BEGIN
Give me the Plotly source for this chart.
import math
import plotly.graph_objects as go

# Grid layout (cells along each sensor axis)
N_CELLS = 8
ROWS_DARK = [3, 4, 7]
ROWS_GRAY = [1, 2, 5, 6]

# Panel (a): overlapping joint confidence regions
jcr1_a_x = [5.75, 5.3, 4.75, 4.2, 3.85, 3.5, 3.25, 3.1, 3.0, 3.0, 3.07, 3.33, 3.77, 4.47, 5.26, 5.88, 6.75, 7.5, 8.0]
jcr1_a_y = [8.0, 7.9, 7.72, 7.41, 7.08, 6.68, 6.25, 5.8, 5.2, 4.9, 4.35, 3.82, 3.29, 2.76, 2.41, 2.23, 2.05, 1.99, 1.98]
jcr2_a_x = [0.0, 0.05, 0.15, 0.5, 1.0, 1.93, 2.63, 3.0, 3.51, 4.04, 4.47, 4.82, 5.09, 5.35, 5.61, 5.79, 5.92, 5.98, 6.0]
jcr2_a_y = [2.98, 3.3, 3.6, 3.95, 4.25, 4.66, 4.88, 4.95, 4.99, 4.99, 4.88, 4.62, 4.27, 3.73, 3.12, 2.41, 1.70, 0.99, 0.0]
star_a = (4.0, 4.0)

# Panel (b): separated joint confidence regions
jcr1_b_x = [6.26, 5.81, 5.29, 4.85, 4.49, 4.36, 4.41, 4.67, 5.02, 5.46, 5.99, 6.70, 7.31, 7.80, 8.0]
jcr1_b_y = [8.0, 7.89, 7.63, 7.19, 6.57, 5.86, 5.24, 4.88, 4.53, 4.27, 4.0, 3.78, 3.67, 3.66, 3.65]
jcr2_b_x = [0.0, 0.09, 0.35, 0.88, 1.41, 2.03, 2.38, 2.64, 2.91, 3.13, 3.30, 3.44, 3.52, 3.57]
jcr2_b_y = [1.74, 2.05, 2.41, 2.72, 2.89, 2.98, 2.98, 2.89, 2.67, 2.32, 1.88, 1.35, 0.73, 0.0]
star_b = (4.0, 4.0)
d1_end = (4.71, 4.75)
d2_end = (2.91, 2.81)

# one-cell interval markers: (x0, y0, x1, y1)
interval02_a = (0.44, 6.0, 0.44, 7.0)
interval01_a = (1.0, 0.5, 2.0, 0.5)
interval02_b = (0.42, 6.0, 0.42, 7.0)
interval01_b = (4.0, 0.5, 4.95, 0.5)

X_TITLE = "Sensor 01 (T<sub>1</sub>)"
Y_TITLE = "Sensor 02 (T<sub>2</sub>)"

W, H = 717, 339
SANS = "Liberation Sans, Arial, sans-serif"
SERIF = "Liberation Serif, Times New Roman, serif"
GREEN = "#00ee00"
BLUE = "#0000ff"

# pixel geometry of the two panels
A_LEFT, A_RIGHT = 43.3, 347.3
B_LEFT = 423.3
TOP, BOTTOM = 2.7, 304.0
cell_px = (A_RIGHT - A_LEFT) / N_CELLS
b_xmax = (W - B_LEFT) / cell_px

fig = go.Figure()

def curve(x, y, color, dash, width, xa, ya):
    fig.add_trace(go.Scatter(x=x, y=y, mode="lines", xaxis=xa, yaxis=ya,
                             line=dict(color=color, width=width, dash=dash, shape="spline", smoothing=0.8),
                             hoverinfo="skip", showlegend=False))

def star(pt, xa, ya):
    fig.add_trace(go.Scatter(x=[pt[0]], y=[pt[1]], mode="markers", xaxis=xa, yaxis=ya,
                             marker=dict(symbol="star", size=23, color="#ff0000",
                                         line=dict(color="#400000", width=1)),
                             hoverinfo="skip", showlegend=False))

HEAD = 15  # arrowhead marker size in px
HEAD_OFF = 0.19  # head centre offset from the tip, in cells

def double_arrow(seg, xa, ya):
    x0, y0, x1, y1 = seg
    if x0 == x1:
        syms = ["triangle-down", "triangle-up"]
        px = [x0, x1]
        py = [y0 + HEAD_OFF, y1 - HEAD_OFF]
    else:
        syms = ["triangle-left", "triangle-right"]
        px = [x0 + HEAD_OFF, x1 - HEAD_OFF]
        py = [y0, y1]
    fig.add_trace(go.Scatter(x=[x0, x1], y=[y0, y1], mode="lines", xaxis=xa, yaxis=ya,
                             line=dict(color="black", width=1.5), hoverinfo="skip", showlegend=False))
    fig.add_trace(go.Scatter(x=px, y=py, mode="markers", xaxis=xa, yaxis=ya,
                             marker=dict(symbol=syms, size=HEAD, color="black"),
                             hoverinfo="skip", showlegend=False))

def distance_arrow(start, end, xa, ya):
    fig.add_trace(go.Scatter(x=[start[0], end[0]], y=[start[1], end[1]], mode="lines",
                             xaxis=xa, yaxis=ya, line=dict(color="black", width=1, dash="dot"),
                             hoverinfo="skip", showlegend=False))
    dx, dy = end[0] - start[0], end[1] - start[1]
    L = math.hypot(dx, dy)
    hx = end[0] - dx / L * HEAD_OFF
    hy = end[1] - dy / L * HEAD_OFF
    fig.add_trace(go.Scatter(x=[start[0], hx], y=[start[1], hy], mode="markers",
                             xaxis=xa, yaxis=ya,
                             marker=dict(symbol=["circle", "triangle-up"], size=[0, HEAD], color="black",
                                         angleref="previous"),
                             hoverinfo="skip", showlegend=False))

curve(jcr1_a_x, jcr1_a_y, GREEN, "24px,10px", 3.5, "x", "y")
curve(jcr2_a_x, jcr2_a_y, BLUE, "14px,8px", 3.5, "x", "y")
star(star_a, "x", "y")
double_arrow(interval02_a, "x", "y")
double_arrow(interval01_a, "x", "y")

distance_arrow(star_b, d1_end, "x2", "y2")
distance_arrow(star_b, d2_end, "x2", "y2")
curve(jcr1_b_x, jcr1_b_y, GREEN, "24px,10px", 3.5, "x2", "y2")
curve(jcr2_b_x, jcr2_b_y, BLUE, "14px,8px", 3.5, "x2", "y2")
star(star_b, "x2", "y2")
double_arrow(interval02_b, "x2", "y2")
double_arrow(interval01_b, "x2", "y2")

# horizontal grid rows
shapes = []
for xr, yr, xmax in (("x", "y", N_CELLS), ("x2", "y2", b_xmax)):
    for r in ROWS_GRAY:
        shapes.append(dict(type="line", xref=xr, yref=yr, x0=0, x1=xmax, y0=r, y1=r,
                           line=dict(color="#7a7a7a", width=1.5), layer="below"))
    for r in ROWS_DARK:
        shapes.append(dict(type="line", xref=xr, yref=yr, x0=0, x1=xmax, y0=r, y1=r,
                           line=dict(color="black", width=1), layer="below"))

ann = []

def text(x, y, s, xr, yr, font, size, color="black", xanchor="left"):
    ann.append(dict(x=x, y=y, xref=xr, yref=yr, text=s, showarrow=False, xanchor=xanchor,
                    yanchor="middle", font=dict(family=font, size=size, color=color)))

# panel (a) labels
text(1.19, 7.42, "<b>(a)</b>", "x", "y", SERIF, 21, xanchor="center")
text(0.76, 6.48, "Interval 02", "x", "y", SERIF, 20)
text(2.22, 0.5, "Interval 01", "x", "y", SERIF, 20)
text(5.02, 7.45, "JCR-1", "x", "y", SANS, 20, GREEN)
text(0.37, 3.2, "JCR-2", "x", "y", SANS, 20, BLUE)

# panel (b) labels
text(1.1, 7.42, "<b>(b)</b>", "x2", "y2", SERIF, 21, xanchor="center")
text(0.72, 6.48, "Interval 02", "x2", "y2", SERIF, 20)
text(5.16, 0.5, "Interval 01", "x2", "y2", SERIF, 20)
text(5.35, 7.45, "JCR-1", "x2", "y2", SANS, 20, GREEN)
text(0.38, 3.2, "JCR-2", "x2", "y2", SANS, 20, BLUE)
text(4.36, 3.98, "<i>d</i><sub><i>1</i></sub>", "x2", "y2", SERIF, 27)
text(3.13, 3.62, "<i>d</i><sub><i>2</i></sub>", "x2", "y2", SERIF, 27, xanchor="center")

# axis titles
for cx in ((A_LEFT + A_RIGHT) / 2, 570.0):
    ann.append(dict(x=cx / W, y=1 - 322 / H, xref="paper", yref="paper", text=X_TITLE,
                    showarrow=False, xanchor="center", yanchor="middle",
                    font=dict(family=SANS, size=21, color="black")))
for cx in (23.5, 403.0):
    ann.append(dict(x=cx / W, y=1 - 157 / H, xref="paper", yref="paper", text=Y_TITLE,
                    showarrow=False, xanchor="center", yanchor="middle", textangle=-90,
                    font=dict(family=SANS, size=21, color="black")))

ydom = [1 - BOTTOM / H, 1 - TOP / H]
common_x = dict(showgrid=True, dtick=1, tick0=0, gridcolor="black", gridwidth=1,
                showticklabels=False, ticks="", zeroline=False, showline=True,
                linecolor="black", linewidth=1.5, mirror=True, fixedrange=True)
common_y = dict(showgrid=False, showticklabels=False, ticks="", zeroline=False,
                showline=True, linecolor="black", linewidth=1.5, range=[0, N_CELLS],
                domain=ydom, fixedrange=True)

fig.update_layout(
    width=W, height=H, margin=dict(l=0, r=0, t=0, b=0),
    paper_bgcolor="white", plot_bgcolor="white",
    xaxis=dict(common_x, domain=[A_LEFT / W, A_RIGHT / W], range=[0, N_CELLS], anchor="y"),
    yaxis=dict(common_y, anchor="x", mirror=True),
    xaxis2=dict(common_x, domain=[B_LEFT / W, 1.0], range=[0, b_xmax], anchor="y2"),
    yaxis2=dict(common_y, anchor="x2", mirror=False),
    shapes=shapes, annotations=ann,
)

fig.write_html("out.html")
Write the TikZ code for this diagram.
END
■ WORK INSTRUCTIONS
Please copy only the lines between the first line of the entries and the line with "star_a = (4.0, 4.0)", keeping those two end lines as well, exactly as written.

■ THE ANSWER
Give me the Plotly source for this chart.
import math
import plotly.graph_objects as go

# Grid layout (cells along each sensor axis)
N_CELLS = 8
ROWS_DARK = [3, 4, 7]
ROWS_GRAY = [1, 2, 5, 6]

# Panel (a): overlapping joint confidence regions
jcr1_a_x = [5.75, 5.3, 4.75, 4.2, 3.85, 3.5, 3.25, 3.1, 3.0, 3.0, 3.07, 3.33, 3.77, 4.47, 5.26, 5.88, 6.75, 7.5, 8.0]
jcr1_a_y = [8.0, 7.9, 7.72, 7.41, 7.08, 6.68, 6.25, 5.8, 5.2, 4.9, 4.35, 3.82, 3.29, 2.76, 2.41, 2.23, 2.05, 1.99, 1.98]
jcr2_a_x = [0.0, 0.05, 0.15, 0.5, 1.0, 1.93, 2.63, 3.0, 3.51, 4.04, 4.47, 4.82, 5.09, 5.35, 5.61, 5.79, 5.92, 5.98, 6.0]
jcr2_a_y = [2.98, 3.3, 3.6, 3.95, 4.25, 4.66, 4.88, 4.95, 4.99, 4.99, 4.88, 4.62, 4.27, 3.73, 3.12, 2.41, 1.70, 0.99, 0.0]
star_a = (4.0, 4.0)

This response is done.